■ **Given problem**
Exclude the pictures and return every line exactly as written.

■ **Information provided**
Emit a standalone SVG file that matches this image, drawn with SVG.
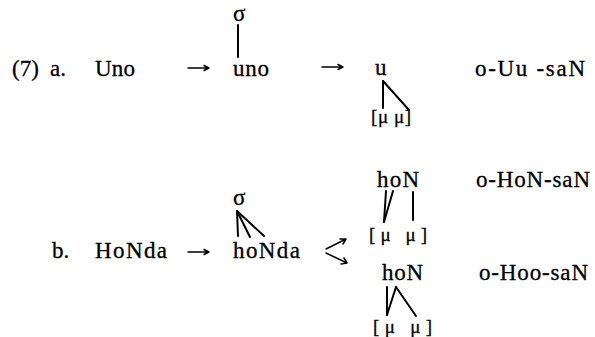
<svg xmlns="http://www.w3.org/2000/svg" width="595" height="337" viewBox="0 0 595 337" font-family="'Liberation Serif', 'DejaVu Serif', serif">
<style>
text{font-family:'Liberation Serif','DejaVu Serif',serif;fill:#000;font-size:23px;stroke:#000;stroke-width:0.3}
.mu{font-size:19px}
.ln{stroke:#000;stroke-width:2;fill:none;stroke-linecap:round}
.ar{stroke:#000;stroke-width:1.5;fill:none;stroke-linecap:round;stroke-linejoin:round}
</style>
<rect width="595" height="337" fill="#fff"/>
<g id="labels">
<text x="12" y="76">(7)</text>
<text x="50" y="76">a.</text>
<text x="52" y="258">b.</text>
</g>
<g id="node-a1"><text x="95" y="76" textLength="40" lengthAdjust="spacing">Uno</text></g>
<g id="node-a2">
<text x="233" y="21">σ</text>
<text x="233" y="76" textLength="36" lengthAdjust="spacing">uno</text>
</g>
<g id="node-a3">
<text x="375" y="75">u</text>
<text class="mu" x="371" y="123" textLength="40" lengthAdjust="spacing">[μ μ]</text>
</g>
<g id="node-a4"><text x="475" y="76" textLength="110" lengthAdjust="spacing">o-Uu -saN</text></g>
<g id="node-b1"><text x="95" y="258" textLength="72" lengthAdjust="spacing">HoNda</text></g>
<g id="node-b2">
<text x="233" y="205">σ</text>
<text x="233" y="258" textLength="67" lengthAdjust="spacing">hoNda</text>
</g>
<g id="node-b3">
<text x="377" y="187" textLength="42" lengthAdjust="spacing">hoN</text>
<text class="mu" x="369" y="241" textLength="58" lengthAdjust="spacing">[μ   μ]</text>
</g>
<g id="node-b4"><text x="476" y="187" textLength="114" lengthAdjust="spacing">o-HoN-saN</text></g>
<g id="node-b5">
<text x="382" y="280" textLength="41" lengthAdjust="spacing">hoN</text>
<text class="mu" x="373" y="333" textLength="59" lengthAdjust="spacing">[μ   μ]</text>
</g>
<g id="node-b6"><text x="479" y="280" textLength="109" lengthAdjust="spacing">o-Hoo-saN</text></g>
<g id="connectors">
<line class="ln" x1="238" y1="25" x2="238" y2="57"/>
<line class="ln" x1="383" y1="81" x2="383" y2="108"/>
<line class="ln" x1="383" y1="81" x2="409" y2="110"/>
<line class="ln" x1="237" y1="211" x2="238" y2="236"/>
<line class="ln" x1="237" y1="211" x2="250" y2="237"/>
<line class="ln" x1="237" y1="211" x2="264" y2="236"/>
<line class="ln" x1="386" y1="191" x2="384" y2="222"/>
<line class="ln" x1="393" y1="191" x2="384" y2="222"/>
<line class="ln" x1="413" y1="192" x2="413" y2="220"/>
<line class="ln" x1="387" y1="287" x2="387" y2="315"/>
<line class="ln" x1="396" y1="287" x2="387" y2="315"/>
<line class="ln" x1="396" y1="287" x2="416" y2="316"/>
<path class="ar" d="M188 68H209M204 65.5L209 68L204 70.5"/>
<path class="ar" d="M322 67H343M338 64.5L343 67L338 69.5"/>
<path class="ar" d="M188 252H209M204 249.5L209 252L204 254.5"/>
<path class="ar" d="M326 249L346 239M340 239L346 239L343 244"/>
<path class="ar" d="M326 253L347 263M344 258L347 263L341 264"/>
</g>
</svg>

■ **The completed task**
Emit a standalone SVG file that matches this image, drawn with SVG.
<svg xmlns="http://www.w3.org/2000/svg" width="595" height="337" viewBox="0 0 595 337" font-family="'Liberation Serif', 'DejaVu Serif', serif">
<style>
text{font-family:'Liberation Serif','DejaVu Serif',serif;fill:#000;font-size:23px;stroke:#000;stroke-width:0.3}
.mu{font-size:19px}
.ln{stroke:#000;stroke-width:2;fill:none;stroke-linecap:round}
.ar{stroke:#000;stroke-width:1.5;fill:none;stroke-linecap:round;stroke-linejoin:round}
</style>
<rect width="595" height="337" fill="#fff"/>
<g id="labels">
<text x="12" y="76">(7)</text>
<text x="50" y="76">a.</text>
<text x="52" y="258">b.</text>
</g>
<g id="node-a1"><text x="95" y="76" textLength="40" lengthAdjust="spacing">Uno</text></g>
<g id="node-a2">
<text x="233" y="21">σ</text>
<text x="233" y="76" textLength="36" lengthAdjust="spacing">uno</text>
</g>
<g id="node-a3">
<text x="375" y="75">u</text>
<text class="mu" x="371" y="123" textLength="40" lengthAdjust="spacing">[μ μ]</text>
</g>
<g id="node-a4"><text x="475" y="76" textLength="110" lengthAdjust="spacing">o-Uu -saN</text></g>
<g id="node-b1"><text x="95" y="258" textLength="72" lengthAdjust="spacing">HoNda</text></g>
<g id="node-b2">
<text x="233" y="205">σ</text>
<text x="233" y="258" textLength="67" lengthAdjust="spacing">hoNda</text>
</g>
<g id="node-b3">
<text x="377" y="187" textLength="42" lengthAdjust="spacing">hoN</text>
<text class="mu" x="369" y="241" textLength="58" lengthAdjust="spacing">[μ   μ]</text>
</g>
<g id="node-b4"><text x="476" y="187" textLength="114" lengthAdjust="spacing">o-HoN-saN</text></g>
<g id="node-b5">
<text x="382" y="280" textLength="41" lengthAdjust="spacing">hoN</text>
<text class="mu" x="373" y="333" textLength="59" lengthAdjust="spacing">[μ   μ]</text>
</g>
<g id="node-b6"><text x="479" y="280" textLength="109" lengthAdjust="spacing">o-Hoo-saN</text></g>
<g id="connectors">
<line class="ln" x1="238" y1="25" x2="238" y2="57"/>
<line class="ln" x1="383" y1="81" x2="383" y2="108"/>
<line class="ln" x1="383" y1="81" x2="409" y2="110"/>
<line class="ln" x1="237" y1="211" x2="238" y2="236"/>
<line class="ln" x1="237" y1="211" x2="250" y2="237"/>
<line class="ln" x1="237" y1="211" x2="264" y2="236"/>
<line class="ln" x1="386" y1="191" x2="384" y2="222"/>
<line class="ln" x1="393" y1="191" x2="384" y2="222"/>
<line class="ln" x1="413" y1="192" x2="413" y2="220"/>
<line class="ln" x1="387" y1="287" x2="387" y2="315"/>
<line class="ln" x1="396" y1="287" x2="387" y2="315"/>
<line class="ln" x1="396" y1="287" x2="416" y2="316"/>
<path class="ar" d="M188 68H209M204 65.5L209 68L204 70.5"/>
<path class="ar" d="M322 67H343M338 64.5L343 67L338 69.5"/>
<path class="ar" d="M188 252H209M204 249.5L209 252L204 254.5"/>
<path class="ar" d="M326 249L346 239M340 239L346 239L343 244"/>
<path class="ar" d="M326 253L347 263M344 258L347 263L341 264"/>
</g>
</svg>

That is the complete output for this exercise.